It must’ve been difficult for my mother. She and Dad felt convicted that this was what God wanted for their family.  Homeschooling  was very different from what it is now. Support systems were minimal. Information was hard to find. People seemed generally unsupportive. We were doing something considered freakish for the times. None of their friends did it. Nobody at church did it. We were weird. Visits to the grocery store, the library, or anywhere else during school hours garnered remarks and head shaking about why we were out during the day. “Were we out of school for the day?” they wondered. When we explained that we were home schooled they would usually get a puzzled expression and either stand there speechless, or start asking even more questions.

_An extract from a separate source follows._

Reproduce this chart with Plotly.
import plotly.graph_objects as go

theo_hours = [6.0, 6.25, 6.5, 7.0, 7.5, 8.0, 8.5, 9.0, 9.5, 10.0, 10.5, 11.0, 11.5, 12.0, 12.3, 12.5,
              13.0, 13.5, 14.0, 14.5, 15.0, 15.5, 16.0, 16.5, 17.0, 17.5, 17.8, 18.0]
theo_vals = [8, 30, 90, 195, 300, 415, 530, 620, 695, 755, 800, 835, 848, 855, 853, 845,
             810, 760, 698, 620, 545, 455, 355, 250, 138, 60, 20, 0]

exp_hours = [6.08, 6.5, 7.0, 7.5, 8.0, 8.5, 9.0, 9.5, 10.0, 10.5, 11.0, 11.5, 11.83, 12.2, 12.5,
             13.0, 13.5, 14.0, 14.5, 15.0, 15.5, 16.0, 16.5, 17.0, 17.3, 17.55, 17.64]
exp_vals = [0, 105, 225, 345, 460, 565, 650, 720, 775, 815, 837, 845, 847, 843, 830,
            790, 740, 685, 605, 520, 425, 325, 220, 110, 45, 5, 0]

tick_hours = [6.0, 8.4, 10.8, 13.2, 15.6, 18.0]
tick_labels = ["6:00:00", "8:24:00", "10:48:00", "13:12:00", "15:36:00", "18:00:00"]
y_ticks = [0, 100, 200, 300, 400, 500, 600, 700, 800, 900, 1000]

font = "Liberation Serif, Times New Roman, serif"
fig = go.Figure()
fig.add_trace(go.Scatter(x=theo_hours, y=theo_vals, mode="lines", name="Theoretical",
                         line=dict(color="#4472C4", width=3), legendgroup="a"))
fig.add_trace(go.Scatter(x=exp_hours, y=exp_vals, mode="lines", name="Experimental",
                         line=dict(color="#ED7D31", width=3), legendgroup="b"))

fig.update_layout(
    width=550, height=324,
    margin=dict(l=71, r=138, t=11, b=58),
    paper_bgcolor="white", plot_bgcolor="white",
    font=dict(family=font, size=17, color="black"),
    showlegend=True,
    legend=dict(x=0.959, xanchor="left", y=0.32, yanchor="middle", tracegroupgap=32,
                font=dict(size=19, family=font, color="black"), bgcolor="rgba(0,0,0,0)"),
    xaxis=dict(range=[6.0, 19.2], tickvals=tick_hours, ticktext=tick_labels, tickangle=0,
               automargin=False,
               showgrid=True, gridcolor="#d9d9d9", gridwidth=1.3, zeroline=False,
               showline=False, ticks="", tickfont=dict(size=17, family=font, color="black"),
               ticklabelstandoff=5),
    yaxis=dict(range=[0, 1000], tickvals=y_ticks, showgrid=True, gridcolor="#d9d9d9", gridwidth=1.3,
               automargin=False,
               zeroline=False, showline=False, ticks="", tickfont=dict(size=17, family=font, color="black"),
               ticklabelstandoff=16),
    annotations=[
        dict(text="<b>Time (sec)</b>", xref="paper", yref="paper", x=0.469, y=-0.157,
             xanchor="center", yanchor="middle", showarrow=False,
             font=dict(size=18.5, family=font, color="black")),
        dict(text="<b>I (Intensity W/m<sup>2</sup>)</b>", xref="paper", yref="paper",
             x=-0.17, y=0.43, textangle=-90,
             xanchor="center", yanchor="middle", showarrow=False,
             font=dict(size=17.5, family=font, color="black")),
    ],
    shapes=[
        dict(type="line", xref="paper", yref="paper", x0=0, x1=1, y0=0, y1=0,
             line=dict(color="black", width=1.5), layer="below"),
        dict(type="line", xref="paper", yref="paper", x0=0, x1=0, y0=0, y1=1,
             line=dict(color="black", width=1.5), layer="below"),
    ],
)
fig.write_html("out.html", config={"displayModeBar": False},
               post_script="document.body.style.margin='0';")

                  During our first year of home schooling, Mom was pregnant with my sister, Hannah. She was extremely sick. She laid on the couch for months that year, getting down to ninety pounds. She was so weak; I remember her slowly shuffling across the house each time she had to use the restroom. She was bent over like an old lady. She was weak and sickly. I know she felt terrible. I didn’t make things any easier on her. I was angry!  I was belligerent. I remember shouting at her, “You can’t teach me! You aren’t even a real teacher!” What an ignorant brat I was! Mom was juggling four children and pregnant with a fifth. She was so sick. She lost lots of weight and people from church started bringing us food. Mom trudged through that first year of school to the best of her ability.  

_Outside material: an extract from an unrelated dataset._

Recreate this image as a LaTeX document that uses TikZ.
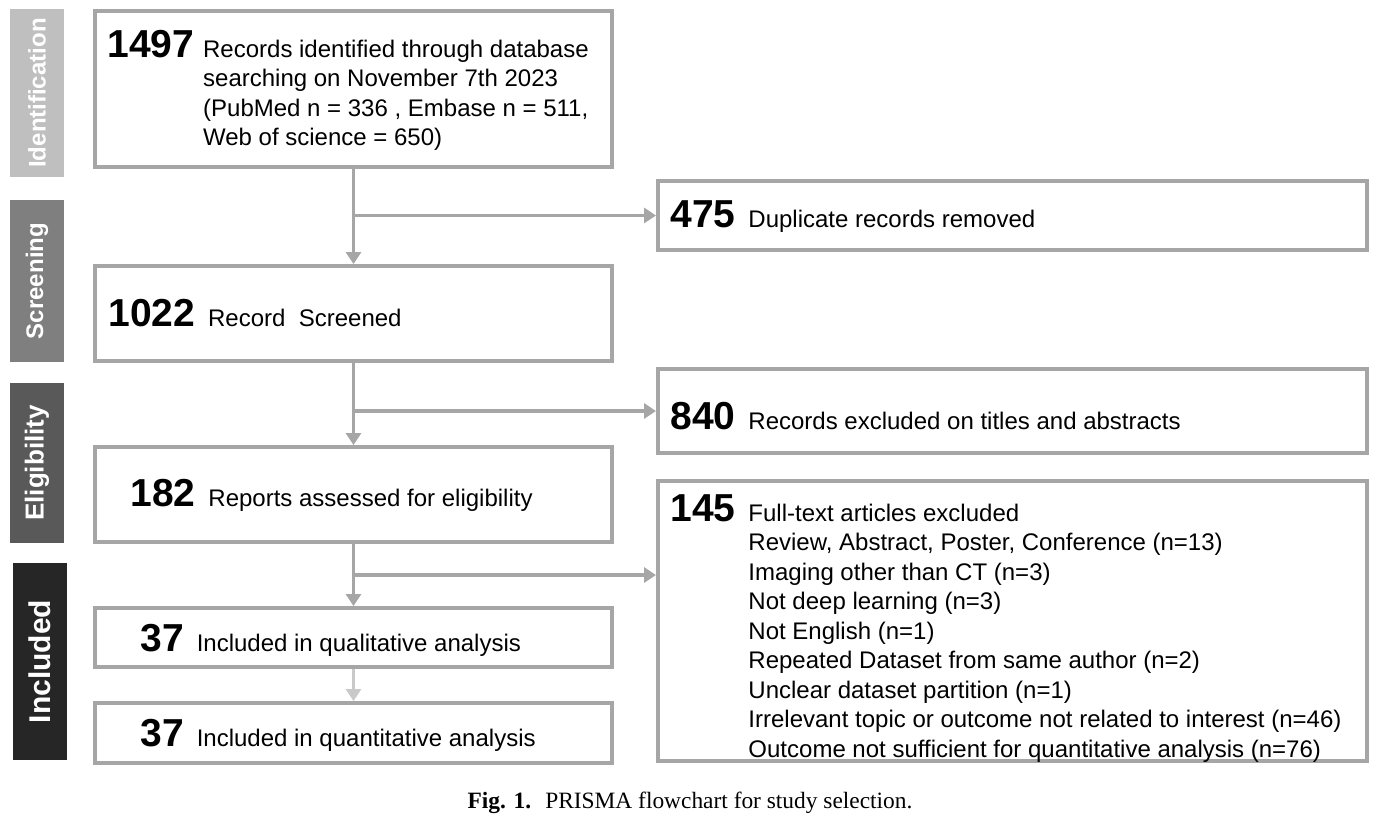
\documentclass[tikz,border=0pt]{standalone}
\usepackage{fontspec}
\setmainfont{Liberation Serif}
\setsansfont{Liberation Sans}
\usetikzlibrary{arrows.meta, calc, positioning}
\definecolor{prBorder}{HTML}{A6A6A6}
\definecolor{prLight}{HTML}{C9C9C9}
\definecolor{prStageA}{HTML}{BFBFBF}
\definecolor{prStageB}{HTML}{7F7F7F}
\definecolor{prStageC}{HTML}{595959}
\definecolor{prStageD}{HTML}{262626}
\newdimen\px \px=0.5pt
\newcommand{\bignum}[1]{{\fontsize{19.5}{20}\selectfont\bfseries #1}}
\newcommand{\numgap}{\hspace{6.5pt}}
\tikzset{
  % one unit is one pixel of the reference, y runs downwards
  every picture/.append style = {x=0.5pt, y=-0.5pt},
  box/.style      = {draw=prBorder, line width=2pt, rectangle, inner sep=0pt, anchor=north west},
  txt/.style      = {inner sep=0pt, anchor=base west, font=\sffamily\fontsize{12}{14.75}\selectfont},
  stagebar/.style = {rotate=90, inner sep=0pt, minimum height=54\px, text=white,
                     font=\sffamily\bfseries\fontsize{12}{12}\selectfont},
  flow/.style     = {draw=prBorder, line width=1.8pt, -{Triangle[length=6pt, width=7.5pt]}},
}
\begin{document}
\begin{tikzpicture}
  \useasboundingbox (0,0) rectangle (1387,821);
  % stage bars on the left
  \node[stagebar, fill=prStageA, minimum width=168\px] (stageident) at (37,93) {Identification};
  \node[stagebar, fill=prStageB, minimum width=162\px] (stagescreen) at (37,281) {Screening};
  \node[stagebar, fill=prStageC, minimum width=160\px,
        font=\sffamily\bfseries\fontsize{13}{13}\selectfont] (stageelig) at (37,463) {Eligibility};
  \node[stagebar, fill=prStageD, minimum width=197\px,
        font=\sffamily\bfseries\fontsize{15}{15}\selectfont] (stageincl) at (40,661.5) {Included};
  % main column
  \node[box, minimum width=517\px, minimum height=156\px] (ident) at (93,9) {};
  \node[box, minimum width=517\px, minimum height=95\px] (screen) at (93,264) {};
  \node[box, minimum width=517\px, minimum height=95\px] (reports) at (93,445) {};
  \node[box, minimum width=517\px, minimum height=59\px] (qual) at (93,606) {};
  \node[box, minimum width=517\px, minimum height=60\px] (quant) at (93,701) {};
  % side column
  \node[box, minimum width=709\px, minimum height=69\px] (dup) at (656,179) {};
  \node[box, minimum width=709\px, minimum height=84\px] (excl) at (656,367) {};
  \node[box, minimum width=709\px, minimum height=280\px] (full) at (656,479) {};
  % texts
  \node[txt] (identtxt) at (107,57) {\begin{tabular}[t]{@{}l@{\hspace{4.5pt}}l@{}}
      \bignum{1497} & Records identified through database\\
      & searching on November 7th 2023\\
      & (PubMed n = 336 , Embase n = 511,\\
      & Web of science = 650)\end{tabular}};
  \node[txt] (screentxt) at (108,326) {\bignum{1022}\numgap Record\ \ Screened};
  \node[txt] (reportstxt) at (130,506) {\bignum{182}\numgap Reports assessed for eligibility};
  \node[txt] (qualtxt) at (140,651) {\bignum{37}\numgap Included in qualitative analysis};
  \node[txt] (quanttxt) at (140,746) {\bignum{37}\numgap Included in quantitative analysis};
  \node[txt] (duptxt) at (670,227) {\bignum{475}\numgap Duplicate records removed};
  \node[txt] (excltxt) at (670,429) {\bignum{840}\numgap Records excluded on titles and abstracts};
  \node[txt] (fulltxt) at (670,521) {\begin{tabular}[t]{@{}l@{\numgap}l@{}}
      \bignum{145} & Full-text articles excluded\\
      & Review, Abstract, Poster, Conference (n=13)\\
      & Imaging other than CT (n=3)\\
      & Not deep learning (n=3)\\
      & Not English (n=1)\\
      & Repeated Dataset from same author (n=2)\\
      & Unclear dataset partition (n=1)\\
      & Irrelevant topic or outcome not related to interest (n=46)\\
      & Outcome not sufficient for quantitative analysis (n=76)\end{tabular}};
  % connectors
  \draw[flow] (ident.south) -- (screen.north);
  \draw[flow] (ident.south |- dup.west) -- (dup.west);
  \draw[flow] (screen.south) -- (reports.north);
  \draw[flow] (screen.south |- excl.west) -- (excl.west);
  \draw[flow] (reports.south) -- (qual.north);
  \coordinate (splitfull) at ($(reports.south)!0.5!(qual.north)$);
  \draw[flow] (splitfull) -- (splitfull -| full.west);
  \draw[flow, draw=prLight] (qual.south) -- (quant.north);
  % caption
  \node[anchor=base, inner sep=0pt, font=\fontsize{11.7}{13}\selectfont] (caption) at (690,808)
    {\textbf{Fig. 1.}\hspace{0.6em}PRISMA flowchart for study selection.};
\end{tikzpicture}
\end{document}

          I remember feeling so lonely back then. While attending public schools, I had been extremely social. I had lots of friends at school. I was one of the more outgoing students, voted class clown, always up to some sort of shenanigan, more of a leader than a follower.  Being social was pretty important to me. Realizing this, my mom found out that the local home schooling group met regularly at a nearby skating rink one day a week and started bringing our family to participate. I resisted her efforts to try to get me to incorporate into this group. I hated going to the activities. I told my mother of my misery and how I didn’t like to hang out with the people there. They all wore funny denim skirts and held hands with their brothers and sisters. I was a big fat snob. I felt so sad. I missed my school social life. Since I didn’t see my “good friends” from school on a regular basis, they mostly forgot about me. It was a very hard time for me. When we would go to the skating rink or any of the other activities that mom and the other mothers put together for us, I would put my nose up in the air and roll my eyes at the people there. I was terrible. What a brat! I believe that ultimately these years of being on the outside were character building years, ones that made me more empathetic and compassionate towards people who are different or left out. God used these years for lots of things, but this was one good thing that came from those years of heartache.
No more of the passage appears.